Band 6 (2010) Imagination in der Musiktherapie / Vol. 6 (2010) Imagery in Music Therapy

Ulrike Olschewski

Poesie in der Musiktherapie

2010 DOI: https://doi.org/10.29091/9783752001884/005 Page 69 - 87 9783752001884_005.pdf 267.5 KB

Das in einer musiktherapeutischen Improvisation zum Ausdruck Gelangte und Erlebte lässt sich in einem Reflexionsgespräch nicht ohne Weiteres in Sprache übersetzen. Beschreibungen dessen erscheinen oft unzulänglich und eine stets vielschichtige und komplexe Bedeutung zu verkürzen. Da es aber in der Musiktherapie nicht nur um den bloßen Ausdruck von Innerpsychischem geht, sondern auch um ein Verstehen unbewusster, unbewältigter Konflikte, welche gegenwärtig problematische oder gestörte seelische Verhältnisse nach sich ziehen, wird auch Sprache benötigt. Poesie ist in ihrem Wesen einerseits der Musik ähnlich, bedient sich gleichzeitig aber auch der Wortsprache und kann somit eine Schnittstelle zwischen Musik und sprachlicher Reflexion ermöglichen.
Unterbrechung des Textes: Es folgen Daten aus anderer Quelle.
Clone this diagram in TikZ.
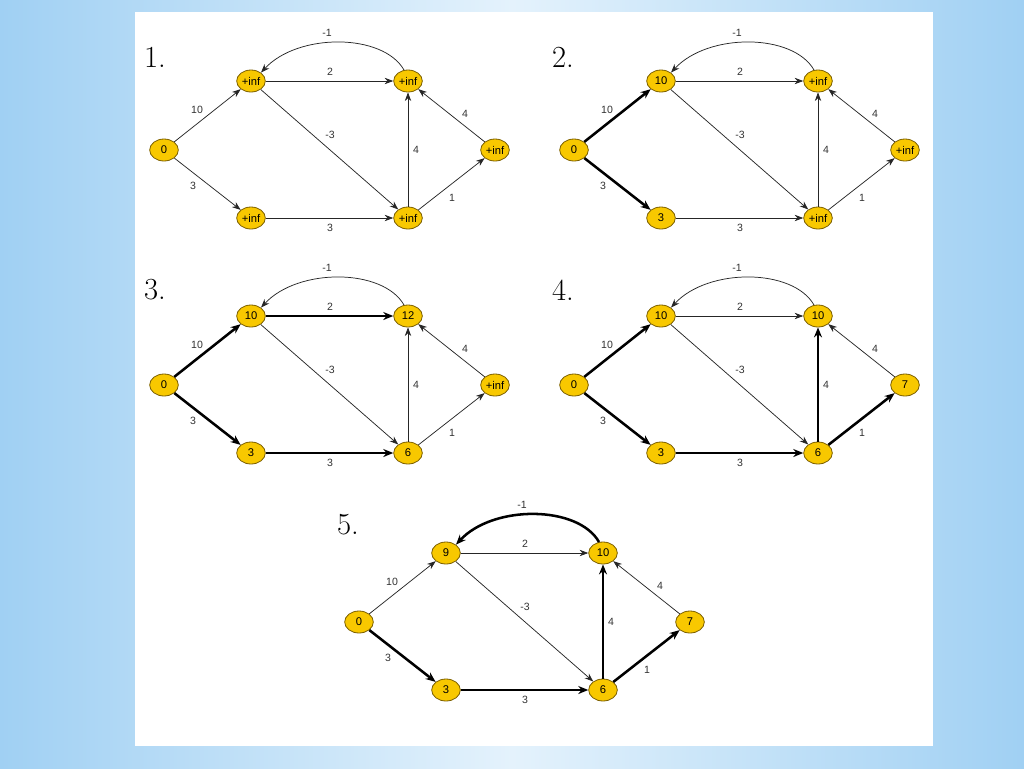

Indem nach einer musiktherapeutischen Improvisation statt eines Gespräches ein Moment folgt, in welchem Patienten spontane Einfälle, Assoziationen, Bilder und Gedanken zu einem Gedicht gestalten, kann ein Übergangsraum zwischen Musik und Reflexion erfolgen und kann eine Verbindung zwischen Unbewusstem und Bewusstsein hergestellt werden, ohne mit vorschnellen Deutungen und Versprachlichungen Inhalte zu verkürzen.